• Prompt: Identify all lines in the data containing the string "this". Copy them out.

==========

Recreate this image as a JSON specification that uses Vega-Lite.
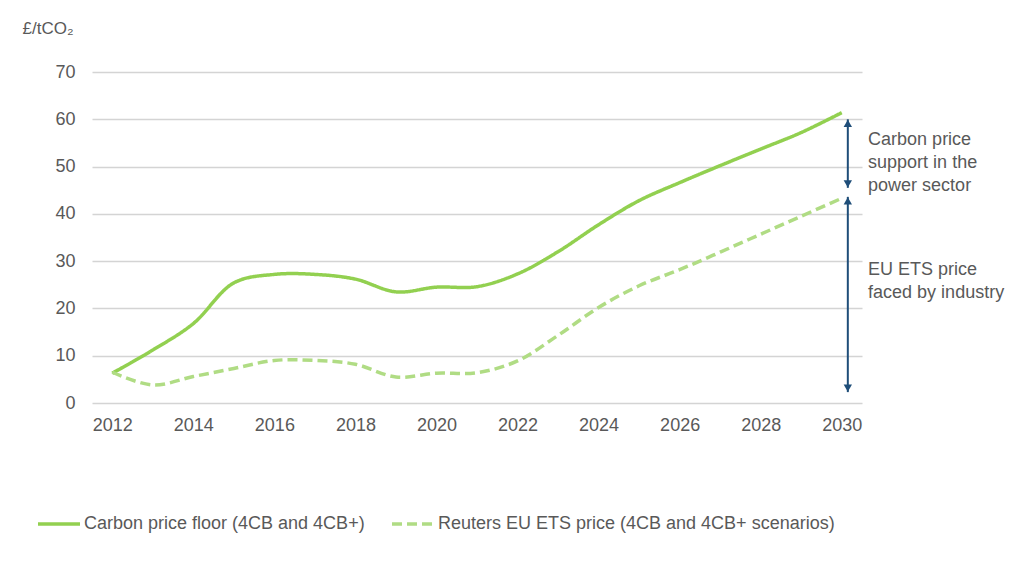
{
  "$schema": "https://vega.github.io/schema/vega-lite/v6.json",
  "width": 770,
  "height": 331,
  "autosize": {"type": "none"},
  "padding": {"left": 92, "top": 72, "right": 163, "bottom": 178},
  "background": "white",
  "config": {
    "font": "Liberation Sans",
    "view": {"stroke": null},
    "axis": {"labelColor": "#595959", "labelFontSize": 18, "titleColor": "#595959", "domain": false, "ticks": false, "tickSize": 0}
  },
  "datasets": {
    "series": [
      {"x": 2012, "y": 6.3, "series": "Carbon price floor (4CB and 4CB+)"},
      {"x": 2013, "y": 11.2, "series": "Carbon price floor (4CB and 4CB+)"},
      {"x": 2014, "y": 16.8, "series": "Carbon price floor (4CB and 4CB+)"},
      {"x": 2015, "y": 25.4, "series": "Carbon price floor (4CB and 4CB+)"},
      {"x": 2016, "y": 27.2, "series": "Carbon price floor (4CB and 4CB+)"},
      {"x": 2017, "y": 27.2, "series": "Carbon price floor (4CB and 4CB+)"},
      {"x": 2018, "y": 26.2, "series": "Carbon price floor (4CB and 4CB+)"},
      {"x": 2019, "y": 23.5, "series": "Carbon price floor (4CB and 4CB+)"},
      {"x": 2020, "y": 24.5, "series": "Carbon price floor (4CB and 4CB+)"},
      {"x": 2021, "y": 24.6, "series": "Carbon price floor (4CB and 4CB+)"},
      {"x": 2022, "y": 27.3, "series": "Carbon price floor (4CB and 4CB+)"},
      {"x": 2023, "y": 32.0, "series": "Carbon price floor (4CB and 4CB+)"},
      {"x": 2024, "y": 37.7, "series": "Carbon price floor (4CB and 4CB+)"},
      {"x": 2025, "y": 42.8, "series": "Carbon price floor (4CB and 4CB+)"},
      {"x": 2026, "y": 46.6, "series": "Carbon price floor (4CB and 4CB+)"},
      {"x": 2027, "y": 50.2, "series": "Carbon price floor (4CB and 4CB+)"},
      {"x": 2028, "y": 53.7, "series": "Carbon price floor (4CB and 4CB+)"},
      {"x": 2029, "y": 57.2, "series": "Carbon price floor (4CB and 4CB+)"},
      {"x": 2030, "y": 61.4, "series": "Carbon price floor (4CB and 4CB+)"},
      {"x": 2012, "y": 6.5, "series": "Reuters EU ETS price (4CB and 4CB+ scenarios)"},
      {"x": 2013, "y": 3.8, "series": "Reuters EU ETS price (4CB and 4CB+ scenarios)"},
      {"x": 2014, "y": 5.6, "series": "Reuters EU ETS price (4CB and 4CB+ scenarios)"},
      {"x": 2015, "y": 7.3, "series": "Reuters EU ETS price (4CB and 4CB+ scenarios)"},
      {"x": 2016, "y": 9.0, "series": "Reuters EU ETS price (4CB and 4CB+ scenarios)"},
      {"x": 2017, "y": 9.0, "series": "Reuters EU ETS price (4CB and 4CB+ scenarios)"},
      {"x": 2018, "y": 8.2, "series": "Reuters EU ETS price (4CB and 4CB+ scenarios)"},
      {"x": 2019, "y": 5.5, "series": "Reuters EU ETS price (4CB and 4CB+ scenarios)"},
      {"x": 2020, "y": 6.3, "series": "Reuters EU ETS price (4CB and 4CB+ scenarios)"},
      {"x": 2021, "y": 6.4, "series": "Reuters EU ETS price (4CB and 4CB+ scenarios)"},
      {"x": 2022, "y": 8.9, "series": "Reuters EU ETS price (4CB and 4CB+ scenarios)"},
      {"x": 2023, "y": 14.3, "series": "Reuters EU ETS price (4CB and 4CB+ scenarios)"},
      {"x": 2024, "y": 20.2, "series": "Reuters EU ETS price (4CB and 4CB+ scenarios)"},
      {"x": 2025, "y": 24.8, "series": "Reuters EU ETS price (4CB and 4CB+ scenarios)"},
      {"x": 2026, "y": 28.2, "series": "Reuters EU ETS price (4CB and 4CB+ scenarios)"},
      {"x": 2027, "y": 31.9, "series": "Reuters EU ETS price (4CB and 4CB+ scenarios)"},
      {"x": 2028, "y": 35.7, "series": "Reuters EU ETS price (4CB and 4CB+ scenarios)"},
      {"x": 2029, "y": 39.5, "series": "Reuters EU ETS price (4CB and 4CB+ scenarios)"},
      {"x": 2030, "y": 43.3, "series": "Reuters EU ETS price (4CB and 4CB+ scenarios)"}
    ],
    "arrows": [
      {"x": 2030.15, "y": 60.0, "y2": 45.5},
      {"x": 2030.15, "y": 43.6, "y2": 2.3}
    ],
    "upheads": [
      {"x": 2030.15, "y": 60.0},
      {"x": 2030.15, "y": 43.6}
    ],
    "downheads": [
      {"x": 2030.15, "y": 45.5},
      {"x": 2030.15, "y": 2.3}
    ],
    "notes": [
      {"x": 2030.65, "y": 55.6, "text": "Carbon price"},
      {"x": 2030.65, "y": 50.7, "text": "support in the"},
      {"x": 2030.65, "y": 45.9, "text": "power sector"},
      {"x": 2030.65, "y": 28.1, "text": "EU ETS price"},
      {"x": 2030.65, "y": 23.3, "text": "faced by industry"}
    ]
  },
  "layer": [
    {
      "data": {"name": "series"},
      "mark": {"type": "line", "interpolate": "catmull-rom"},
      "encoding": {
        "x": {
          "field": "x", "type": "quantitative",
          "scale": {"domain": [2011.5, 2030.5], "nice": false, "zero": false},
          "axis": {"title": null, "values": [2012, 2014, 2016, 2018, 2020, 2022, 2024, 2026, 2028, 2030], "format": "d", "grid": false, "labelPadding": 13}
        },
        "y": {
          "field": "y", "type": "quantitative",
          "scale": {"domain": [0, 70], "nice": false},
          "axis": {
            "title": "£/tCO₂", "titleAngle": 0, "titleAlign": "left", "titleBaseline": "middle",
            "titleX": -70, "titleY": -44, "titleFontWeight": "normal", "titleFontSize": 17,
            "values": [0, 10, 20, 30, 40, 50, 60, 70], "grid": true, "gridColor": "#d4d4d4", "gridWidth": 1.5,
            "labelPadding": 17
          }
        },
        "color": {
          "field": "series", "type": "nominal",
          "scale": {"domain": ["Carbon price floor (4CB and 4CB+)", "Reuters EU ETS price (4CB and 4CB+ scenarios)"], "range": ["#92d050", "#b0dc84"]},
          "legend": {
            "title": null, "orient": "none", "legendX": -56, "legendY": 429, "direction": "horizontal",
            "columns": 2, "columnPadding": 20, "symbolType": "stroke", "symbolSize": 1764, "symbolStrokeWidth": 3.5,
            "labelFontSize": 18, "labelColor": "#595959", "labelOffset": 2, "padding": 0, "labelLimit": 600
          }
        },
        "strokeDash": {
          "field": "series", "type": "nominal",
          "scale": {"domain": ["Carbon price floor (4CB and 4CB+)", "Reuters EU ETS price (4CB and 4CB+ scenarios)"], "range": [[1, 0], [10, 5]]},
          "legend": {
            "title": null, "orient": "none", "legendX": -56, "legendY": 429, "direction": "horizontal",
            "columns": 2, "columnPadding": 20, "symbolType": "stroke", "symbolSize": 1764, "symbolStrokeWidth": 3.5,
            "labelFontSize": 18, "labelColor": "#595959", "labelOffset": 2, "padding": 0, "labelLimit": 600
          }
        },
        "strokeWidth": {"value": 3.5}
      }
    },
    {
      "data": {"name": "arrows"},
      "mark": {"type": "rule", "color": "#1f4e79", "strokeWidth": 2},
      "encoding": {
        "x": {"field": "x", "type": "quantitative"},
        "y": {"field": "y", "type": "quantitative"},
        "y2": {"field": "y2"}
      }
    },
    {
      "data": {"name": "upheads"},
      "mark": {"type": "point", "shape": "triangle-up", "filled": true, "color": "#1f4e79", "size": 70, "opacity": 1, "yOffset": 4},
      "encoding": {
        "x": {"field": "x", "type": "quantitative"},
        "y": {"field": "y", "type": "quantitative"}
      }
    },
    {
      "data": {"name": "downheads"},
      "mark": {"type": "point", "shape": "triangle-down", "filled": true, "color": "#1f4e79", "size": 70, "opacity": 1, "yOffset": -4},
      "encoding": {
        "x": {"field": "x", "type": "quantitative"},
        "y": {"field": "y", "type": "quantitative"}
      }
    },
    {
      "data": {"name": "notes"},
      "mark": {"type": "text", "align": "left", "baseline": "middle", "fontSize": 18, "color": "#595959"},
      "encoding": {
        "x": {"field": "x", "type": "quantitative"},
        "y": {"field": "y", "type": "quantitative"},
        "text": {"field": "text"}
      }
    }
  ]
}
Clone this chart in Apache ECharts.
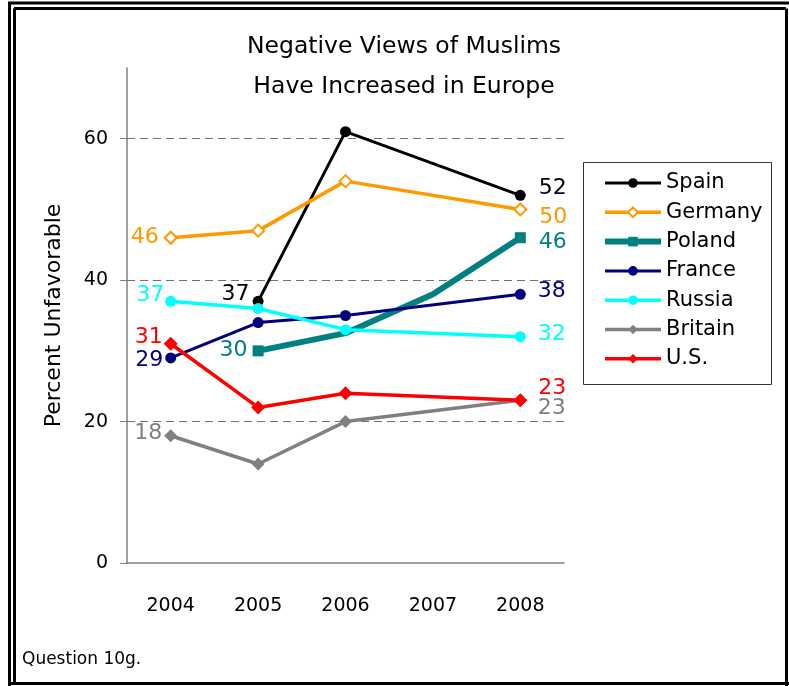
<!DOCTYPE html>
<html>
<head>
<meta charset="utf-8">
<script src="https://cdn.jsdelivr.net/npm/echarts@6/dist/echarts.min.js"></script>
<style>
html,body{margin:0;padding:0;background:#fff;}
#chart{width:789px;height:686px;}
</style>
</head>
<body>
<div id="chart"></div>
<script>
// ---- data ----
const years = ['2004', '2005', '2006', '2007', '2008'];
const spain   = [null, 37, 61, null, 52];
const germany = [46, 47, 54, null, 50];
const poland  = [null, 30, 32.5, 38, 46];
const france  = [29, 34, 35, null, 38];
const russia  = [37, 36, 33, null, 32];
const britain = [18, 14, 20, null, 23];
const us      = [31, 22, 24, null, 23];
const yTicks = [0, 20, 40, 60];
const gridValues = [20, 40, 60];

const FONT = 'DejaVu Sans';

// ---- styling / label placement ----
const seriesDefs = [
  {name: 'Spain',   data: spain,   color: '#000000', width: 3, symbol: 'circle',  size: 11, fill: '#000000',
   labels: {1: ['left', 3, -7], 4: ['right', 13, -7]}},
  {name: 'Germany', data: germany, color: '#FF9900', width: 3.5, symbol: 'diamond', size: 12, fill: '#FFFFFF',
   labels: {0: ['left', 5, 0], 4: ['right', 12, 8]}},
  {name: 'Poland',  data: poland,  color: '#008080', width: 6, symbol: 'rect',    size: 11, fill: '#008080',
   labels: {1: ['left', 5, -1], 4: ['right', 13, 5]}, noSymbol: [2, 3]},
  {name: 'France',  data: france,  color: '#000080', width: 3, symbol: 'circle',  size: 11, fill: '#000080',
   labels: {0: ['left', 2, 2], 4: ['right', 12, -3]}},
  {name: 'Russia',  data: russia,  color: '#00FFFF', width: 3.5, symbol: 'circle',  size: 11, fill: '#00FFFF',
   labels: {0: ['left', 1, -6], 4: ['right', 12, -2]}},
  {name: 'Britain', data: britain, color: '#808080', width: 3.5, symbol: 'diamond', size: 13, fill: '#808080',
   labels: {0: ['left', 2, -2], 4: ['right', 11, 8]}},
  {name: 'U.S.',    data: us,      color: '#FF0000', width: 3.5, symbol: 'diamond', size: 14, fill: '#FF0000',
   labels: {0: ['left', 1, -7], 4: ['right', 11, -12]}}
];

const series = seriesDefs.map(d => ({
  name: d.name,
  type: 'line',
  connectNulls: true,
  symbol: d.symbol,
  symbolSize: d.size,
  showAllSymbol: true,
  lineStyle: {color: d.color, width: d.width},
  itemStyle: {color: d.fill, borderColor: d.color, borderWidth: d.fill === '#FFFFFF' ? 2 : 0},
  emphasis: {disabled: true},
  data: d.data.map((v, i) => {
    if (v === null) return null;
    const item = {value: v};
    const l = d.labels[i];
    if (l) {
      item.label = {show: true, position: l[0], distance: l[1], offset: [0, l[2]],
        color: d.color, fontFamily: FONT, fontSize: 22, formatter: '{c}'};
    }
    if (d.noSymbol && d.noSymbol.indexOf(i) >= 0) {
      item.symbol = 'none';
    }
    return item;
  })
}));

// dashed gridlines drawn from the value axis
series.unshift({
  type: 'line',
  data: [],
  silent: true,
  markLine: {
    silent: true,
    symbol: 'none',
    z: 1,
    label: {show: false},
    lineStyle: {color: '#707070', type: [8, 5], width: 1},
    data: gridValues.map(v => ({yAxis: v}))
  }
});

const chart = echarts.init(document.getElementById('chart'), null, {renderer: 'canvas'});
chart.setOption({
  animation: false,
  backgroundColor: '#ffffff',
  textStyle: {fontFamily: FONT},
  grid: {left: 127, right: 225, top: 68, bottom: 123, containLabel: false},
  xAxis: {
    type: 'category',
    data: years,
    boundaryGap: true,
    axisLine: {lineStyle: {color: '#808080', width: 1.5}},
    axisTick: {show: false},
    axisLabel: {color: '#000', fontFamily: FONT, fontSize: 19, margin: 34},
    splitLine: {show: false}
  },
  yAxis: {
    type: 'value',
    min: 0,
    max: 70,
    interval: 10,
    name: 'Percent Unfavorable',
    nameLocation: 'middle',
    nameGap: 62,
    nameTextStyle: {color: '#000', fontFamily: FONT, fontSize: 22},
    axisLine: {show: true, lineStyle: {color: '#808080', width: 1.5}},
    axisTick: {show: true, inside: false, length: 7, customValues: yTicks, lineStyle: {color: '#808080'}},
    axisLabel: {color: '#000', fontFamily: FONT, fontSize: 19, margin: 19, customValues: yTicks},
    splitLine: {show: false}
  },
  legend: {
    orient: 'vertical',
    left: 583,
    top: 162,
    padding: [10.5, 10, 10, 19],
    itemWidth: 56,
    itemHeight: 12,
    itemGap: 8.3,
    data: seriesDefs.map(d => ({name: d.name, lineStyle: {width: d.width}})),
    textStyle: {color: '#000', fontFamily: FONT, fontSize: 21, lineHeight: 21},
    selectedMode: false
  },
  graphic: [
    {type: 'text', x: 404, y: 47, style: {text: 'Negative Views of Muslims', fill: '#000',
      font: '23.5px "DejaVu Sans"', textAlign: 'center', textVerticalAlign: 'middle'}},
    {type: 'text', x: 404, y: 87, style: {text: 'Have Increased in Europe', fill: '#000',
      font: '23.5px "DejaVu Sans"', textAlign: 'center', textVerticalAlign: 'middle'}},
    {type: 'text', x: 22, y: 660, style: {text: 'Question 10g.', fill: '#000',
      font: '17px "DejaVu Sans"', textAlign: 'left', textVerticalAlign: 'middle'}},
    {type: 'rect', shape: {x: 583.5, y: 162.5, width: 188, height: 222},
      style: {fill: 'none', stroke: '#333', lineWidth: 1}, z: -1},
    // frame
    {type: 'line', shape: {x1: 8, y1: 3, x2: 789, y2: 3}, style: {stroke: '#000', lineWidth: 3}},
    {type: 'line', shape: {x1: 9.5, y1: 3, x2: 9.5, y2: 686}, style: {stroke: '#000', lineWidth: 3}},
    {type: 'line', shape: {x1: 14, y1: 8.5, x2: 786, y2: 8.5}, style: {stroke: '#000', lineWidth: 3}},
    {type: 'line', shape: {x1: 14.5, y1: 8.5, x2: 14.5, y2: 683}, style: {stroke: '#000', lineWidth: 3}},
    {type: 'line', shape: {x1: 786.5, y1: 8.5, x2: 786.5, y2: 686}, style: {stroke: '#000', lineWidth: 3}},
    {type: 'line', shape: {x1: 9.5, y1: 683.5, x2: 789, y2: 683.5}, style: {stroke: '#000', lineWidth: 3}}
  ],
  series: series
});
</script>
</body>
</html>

==========

• Solved problem:
Recreate this image as a JSON specification that uses Vega-Lite.
Clone this chart in Apache ECharts.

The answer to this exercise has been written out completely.